There are many different parts in delivering palliative care to patients – the patient themselves, their family or care supports and their community. Health and social care professionals add in to the picture and it becomes an intricate piece of machinery. Conditions for which that palliative care approach have expanded beyond cancer over the past 30 years and for each of these conditions there are new developments, new interventions, new side effects and different balancing measures with quality of life. The problem is however, that the ‘product’ – patient care is unique to that individual and their own particular circumstances – so the machinery needs care and careful maintenance.
What needs to be done to help this delicate machine to work and keep working – what is the ‘oil’?
It might be:
- Communication between teams or people – how does it work ? What makes it effective? are communications in person or virtual – and whatever mode of communication, has it been reviewed and agreed that it is the most practical for that particular situation or person?

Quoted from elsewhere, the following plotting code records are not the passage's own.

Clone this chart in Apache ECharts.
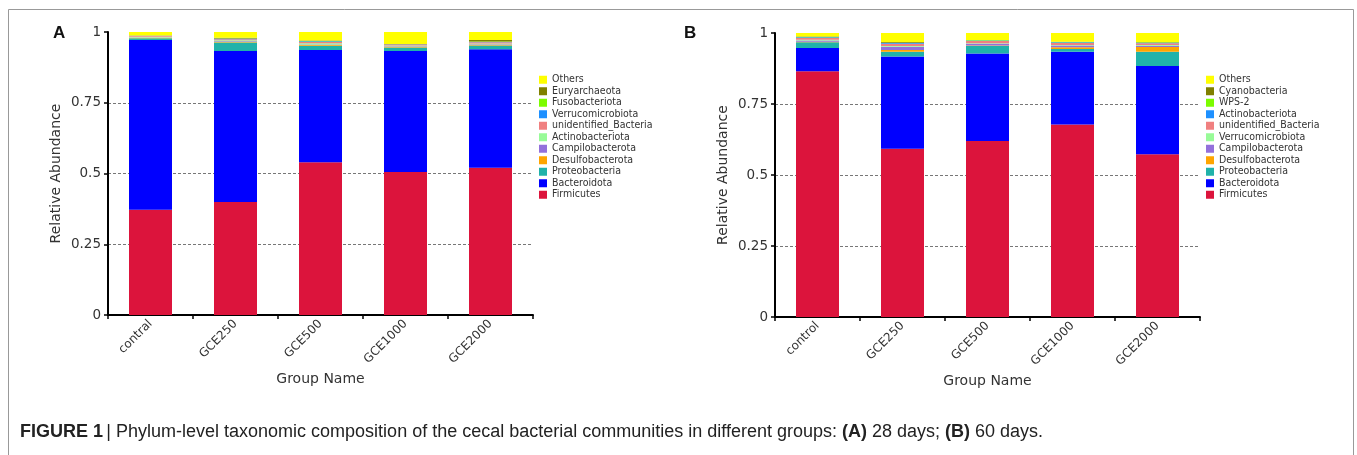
<!DOCTYPE html>
<html>
<head>
<meta charset="utf-8">
<script src="https://cdn.jsdelivr.net/npm/echarts@6/dist/echarts.min.js"></script>
<style>
html,body{margin:0;padding:0;background:#fff;}
#chart{width:1357px;height:455px;}
</style>
</head>
<body>
<div id="chart"></div>
<script>
// ---------- DATA ----------
const groupsA = ['contral', 'GCE250', 'GCE500', 'GCE1000', 'GCE2000'];
const groupsB = ['control', 'GCE250', 'GCE500', 'GCE1000', 'GCE2000'];
const yTicks = [0, 0.25, 0.5, 0.75, 1];

// Panel A (28 days), stack order bottom -> top
const taxaA = ['Firmicutes', 'Bacteroidota', 'Proteobacteria', 'Desulfobacterota', 'Campilobacterota',
  'Actinobacteriota', 'unidentified_Bacteria', 'Verrucomicrobiota', 'Fusobacteriota', 'Euryarchaeota', 'Others'];
const A_Firmicutes = [0.372, 0.399, 0.540, 0.505, 0.520];
const A_Bacteroidota = [0.600, 0.534, 0.396, 0.428, 0.419];
const A_Proteobacteria = [0.006, 0.030, 0.015, 0.012, 0.013];
const A_Desulfobacterota = [0.002, 0.002, 0.003, 0.003, 0.003];
const A_Campilobacterota = [0.001, 0.002, 0.002, 0.002, 0.002];
const A_Actinobacteriota = [0.002, 0.004, 0.004, 0.002, 0.002];
const A_unidentified = [0.003, 0.003, 0.005, 0.004, 0.005];
const A_Verrucomicrobiota = [0.001, 0.002, 0.002, 0.001, 0.001];
const A_Fusobacteriota = [0.000, 0.001, 0.001, 0.000, 0.001];
const A_Euryarchaeota = [0.001, 0.003, 0.002, 0.001, 0.006];
const A_Others = [0.012, 0.020, 0.030, 0.042, 0.028];

// Panel B (60 days), stack order bottom -> top
const taxaB = ['Firmicutes', 'Bacteroidota', 'Proteobacteria', 'Desulfobacterota', 'Campilobacterota',
  'Verrucomicrobiota', 'unidentified_Bacteria', 'Actinobacteriota', 'WPS-2', 'Cyanobacteria', 'Others'];
const B_Firmicutes = [0.865, 0.592, 0.620, 0.678, 0.573];
const B_Bacteroidota = [0.082, 0.325, 0.308, 0.256, 0.311];
const B_Proteobacteria = [0.020, 0.017, 0.026, 0.010, 0.050];
const B_Desulfobacterota = [0.002, 0.006, 0.002, 0.006, 0.017];
const B_Campilobacterota = [0.005, 0.012, 0.006, 0.006, 0.004];
const B_Verrucomicrobiota = [0.002, 0.002, 0.002, 0.002, 0.003];
const B_unidentified = [0.006, 0.008, 0.008, 0.007, 0.006];
const B_Actinobacteriota = [0.003, 0.003, 0.002, 0.002, 0.002];
const B_WPS2 = [0.001, 0.001, 0.001, 0.001, 0.001];
const B_Cyanobacteria = [0.002, 0.002, 0.000, 0.001, 0.001];
const B_Others = [0.012, 0.032, 0.025, 0.031, 0.032];

const valuesA = [A_Firmicutes, A_Bacteroidota, A_Proteobacteria, A_Desulfobacterota, A_Campilobacterota,
  A_Actinobacteriota, A_unidentified, A_Verrucomicrobiota, A_Fusobacteriota, A_Euryarchaeota, A_Others];
const valuesB = [B_Firmicutes, B_Bacteroidota, B_Proteobacteria, B_Desulfobacterota, B_Campilobacterota,
  B_Verrucomicrobiota, B_unidentified, B_Actinobacteriota, B_WPS2, B_Cyanobacteria, B_Others];

// ---------- STYLE ----------
const colorsA = ['#DC143C', '#0000FF', '#20B2AA', '#FFA500', '#9370DB', '#98FB98', '#F08080', '#1E90FF', '#7CFC00', '#808000', '#FFFF00'];
const colorsB = ['#DC143C', '#0000FF', '#20B2AA', '#FFA500', '#9370DB', '#98FB98', '#F08080', '#1E90FF', '#7CFC00', '#808000', '#FFFF00'];
const FONT = 'DejaVu Sans';

const chart = echarts.init(document.getElementById('chart'), null, {renderer: 'canvas'});

function makeSeries(taxa, values, colors, idx, stack) {
  return taxa.map((t, i) => ({
    name: t,
    type: 'bar',
    stack: stack,
    xAxisIndex: idx,
    yAxisIndex: idx,
    barWidth: 43,
    data: values[i],
    itemStyle: {color: colors[i]},
    emphasis: {disabled: true}
  }));
}

function legendData(taxa, colors) {
  const arr = taxa.map((t, i) => ({name: t, itemStyle: {color: colors[i]}}));
  return arr.reverse();
}

function xAxisCfg(idx, cats) {
  return {
    type: 'category', gridIndex: idx, data: cats,
    name: 'Group Name', nameLocation: 'middle', nameGap: 53,
    nameTextStyle: {fontFamily: FONT, fontSize: 14, color: '#333'},
    axisLine: {lineStyle: {color: '#000', width: 2}},
    axisTick: {show: true, length: 4, lineStyle: {color: '#000', width: 1.5}},
    axisLabel: {rotate: 45, fontFamily: FONT, fontSize: 12, color: '#333', margin: 7}
  };
}

function yAxisCfg(idx) {
  return {
    type: 'value', gridIndex: idx, min: yTicks[0], max: yTicks[yTicks.length - 1], interval: 0.25,
    name: 'Relative Abundance', nameLocation: 'middle', nameGap: 45, nameRotate: 90,
    nameTextStyle: {fontFamily: FONT, fontSize: 14, color: '#333'},
    axisLine: {show: true, lineStyle: {color: '#000', width: 2}},
    axisTick: {show: true, length: 4, lineStyle: {color: '#000', width: 1.5}},
    axisLabel: {fontFamily: FONT, fontSize: 13.5, color: '#333', margin: 7,
      formatter: v => String(v)},
    splitLine: {show: true, showMinLine: false, showMaxLine: false,
      lineStyle: {color: '#777', type: [3, 2], width: 1}}
  };
}

const legendText = {fontFamily: '"DejaVu Sans Condensed", "DejaVu Sans"', fontSize: 10.5, color: '#333', lineHeight: 11.5};

const option = {
  animation: false,
  backgroundColor: '#fff',
  grid: [
    {left: 108, top: 32, width: 425, height: 283},
    {left: 775, top: 33, width: 425, height: 284}
  ],
  xAxis: [xAxisCfg(0, groupsA), xAxisCfg(1, groupsB)],
  yAxis: [yAxisCfg(0), yAxisCfg(1)],
  legend: [
    {data: legendData(taxaA, colorsA), orient: 'vertical', left: 539, top: 74,
     icon: 'rect', itemWidth: 8, itemHeight: 8, itemGap: 0, selectedMode: false,
     textStyle: legendText, padding: 0},
    {data: legendData(taxaB, colorsB), orient: 'vertical', left: 1206, top: 74,
     icon: 'rect', itemWidth: 8, itemHeight: 8, itemGap: 0, selectedMode: false,
     textStyle: legendText, padding: 0}
  ],
  series: [].concat(makeSeries(taxaA, valuesA, colorsA, 0, 'A'), makeSeries(taxaB, valuesB, colorsB, 1, 'B')),
  graphic: [
    {type: 'rect', left: 6, top: 7, shape: {width: 1345, height: 460}, silent: true,
     style: {fill: 'none', stroke: '#999', lineWidth: 1}},
    {type: 'text', left: 53, top: 25, silent: true,
     style: {text: 'A', font: 'bold 17px "Liberation Sans", Arial', fill: '#111'}},
    {type: 'text', left: 684, top: 25, silent: true,
     style: {text: 'B', font: 'bold 17px "Liberation Sans", Arial', fill: '#111'}},
    {type: 'text', left: 20, top: 423, silent: true,
     style: {
       text: '{b|FIGURE 1} {n|| Phylum-level taxonomic composition of the cecal bacterial communities in different groups: }{b|(A)}{n| 28 days; }{b|(B)}{n| 60 days.}',
       rich: {
         b: {font: 'bold 18px "Liberation Sans", Arial', fill: '#222'},
         n: {font: '18px "Liberation Sans", Arial', fill: '#222'}
       }
     }}
  ]
};
chart.setOption(option);
</script>
</body>
</html>
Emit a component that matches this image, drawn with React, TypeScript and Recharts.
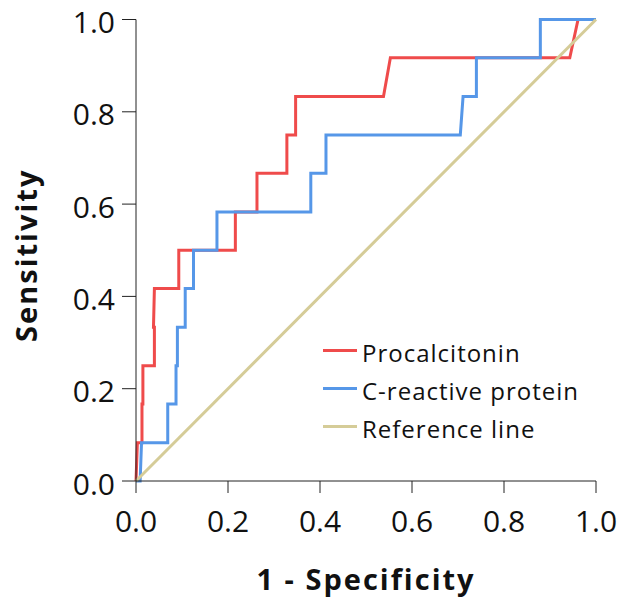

- The setting – can the setting where palliative care is delivered be improved? … practically… and not all settings can in the immediate… but might there be scope for developing something that will help the team to work in the future
- Knowledge – both about the condition and the palliative care needs and thus their options for management. It might also be knowledge of who else is about to help deliver palliative care to that person – is there a ‘blind spot’ about a useful resource perhaps?
- the skill mix of the team – there’ll be more about that in later posts – this is so interesting – there are the professional skills of the team – each person’s role in the care of that patient… but there is also the team behaviour or personality mix of the team…. are there enough people of diverse personalities to enable things to happen…?
Even in the very highly pressured health care delivery world of 2024 and beyond, with staff morale/ staff sickness and recruitment pressures, it can be useful to gather together and think about how the team works… and always, always keeping the patient central to those discussions.